El diálogo
Cuando escucho a un cristiano católico que afirma: «Yo creo — desde la experiencia de la comunidad», esta frase me provoca un eco de esperanza y otro de dudas. Mis deseos me impulsan a la esperanza. Mis experiencias cotidianas en la Iglesia me hacen dudar. Por tanto, si yo mismo digo: «Yo creo — desde la experiencia de la comunidad», esto se refiere no tanto a mi situación actual, sino que más bien comprende un programa para un futuro.
Empezaré con una vivencia reciente. El 16 de octubre del año pasado, el sínodo diocesano de St. Pölten se reunió para su sesión de apertura, y ese mismo día yo empecé un seminario de dinámica de grupos en la misma casa. A última hora de la tarde, algunas personas corrían por los pasillos buscando y llamando en voz alta a algunos participantes del sínodo. Muchos de ellos se habían marchado antes de tiempo y el sínodo ya no alcanzaba el quórum.
¿Fue una simple casualidad? Quizás. A pesar de todo sabemos que muchos cristianos ya no quieren participar cuando se negocia la renovación de la Iglesia; se han cansado y se retiran. Hace unos años, nuestras expectativas eran más optimistas. En aquella época habíamos puesto grandes esperanzas en el diálogo, y experimentábamos con nuevas estructuras que pudieran facilitarlo.

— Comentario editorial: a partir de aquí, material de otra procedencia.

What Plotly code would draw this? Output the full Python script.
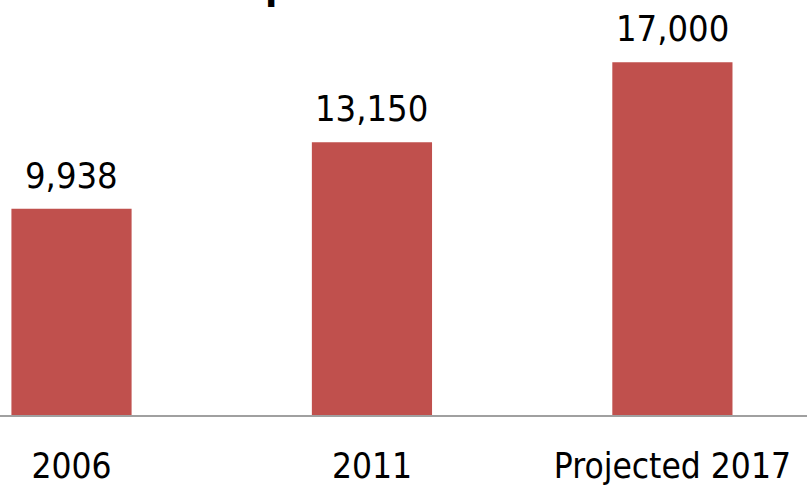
import plotly.graph_objects as go

categories = ["2006", "2011", "Projected 2017"]
values = [9938, 13150, 17000]
value_labels = ["9,938", "13,150", "17,000"]

FONT = "DejaVu Sans Condensed"

fig = go.Figure()
fig.add_trace(go.Bar(
    x=categories,
    y=values,
    width=0.4,
    marker=dict(color="#C0504D", line=dict(width=0)),
    hoverinfo="skip",
))

# value labels above bars (category axis: position by category index)
for i, (val, lab) in enumerate(zip(values, value_labels)):
    fig.add_annotation(
        x=i, y=val, text=lab, xref="x", yref="y",
        xanchor="center", yanchor="bottom", yshift=11,
        showarrow=False, font=dict(family=FONT, size=36, color="#000000"),
    )

# partially visible (cropped) chart title above the plot
fig.add_annotation(
    text="<b>p</b>", xref="paper", yref="paper",
    x=263 / 807, y=0.978, xanchor="left", yanchor="bottom",
    showarrow=False, font=dict(family=FONT, size=40, color="#000000"),
)

fig.update_layout(
    width=807, height=486,
    margin=dict(l=0, r=0, t=0, b=68),
    plot_bgcolor="white", paper_bgcolor="white",
    showlegend=False,
    xaxis=dict(
        type="category",
        range=[-0.238, 2.448],
        showline=True, linecolor="#A0A0A0", linewidth=2,
        showgrid=False, zeroline=False,
        ticks="", ticklabelstandoff=19,
        tickfont=dict(family=FONT, size=35, color="#000000"),
    ),
    yaxis=dict(
        range=[0, 20000], visible=False, showgrid=False, zeroline=False,
    ),
)

fig.write_html(
    "out.html",
    config={"displayModeBar": False},
    post_script="document.body.style.margin='0';document.body.style.overflow='hidden';",
)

Estas esperanzas no se cumplieron. Muchas formas de organización del Posconcilio se han convertido en ejercicios obligatorios sin ninguna fuerza recreadora. Las concesiones a la forma externa no bastaron para apaciguar el miedo ante las consecuencias de un diálogo sin miramientos. Ya que en los odres nuevos de las estructuras mejoradas seguimos encontrando el vino viejo de la intimidación y del paternalismo mutuos.
Preguntémonos por un momento: ¿dónde se encuentran los grupos eclesiales en los que podríamos osar hablar de nuestra experiencia y de nuestras dudas personales en la fe, sin tener que temer que alguien se levante y sospeche de nuestra vivencia más personal, o incluso la niegue? ¿Cuántas veces tenemos que ver a cristianos que desconciertan a otros con su asombro despectivo, que se sonríen con superioridad o reaccionan con indignación cuando otro comenta algo personal, que se incapacitan mutuamente alegando autoridades y citando como excusa dogmas y leyes? Al final ya no nos atrevemos a fiarnos de nuestra vivencia personal, ni confiamos en que Dios se manifieste y actúe justamente en la experiencia de cada uno de nosotros. Así preferimos refugiarnos en debates sobre estructuras ideales, conjurando nuestra responsabilidad personal con ideologías. Mutuamente nos amonestamos, juzgamos y amenazamos con criterios que no se fundamentan en nuestra propia vivencia. Por tanto, tampoco es de extrañar que nuestras largas discusiones acaben degenerando en fórmulas vacías, en exigencias sin compromiso, en leyes muertas y en una resignación generalizada.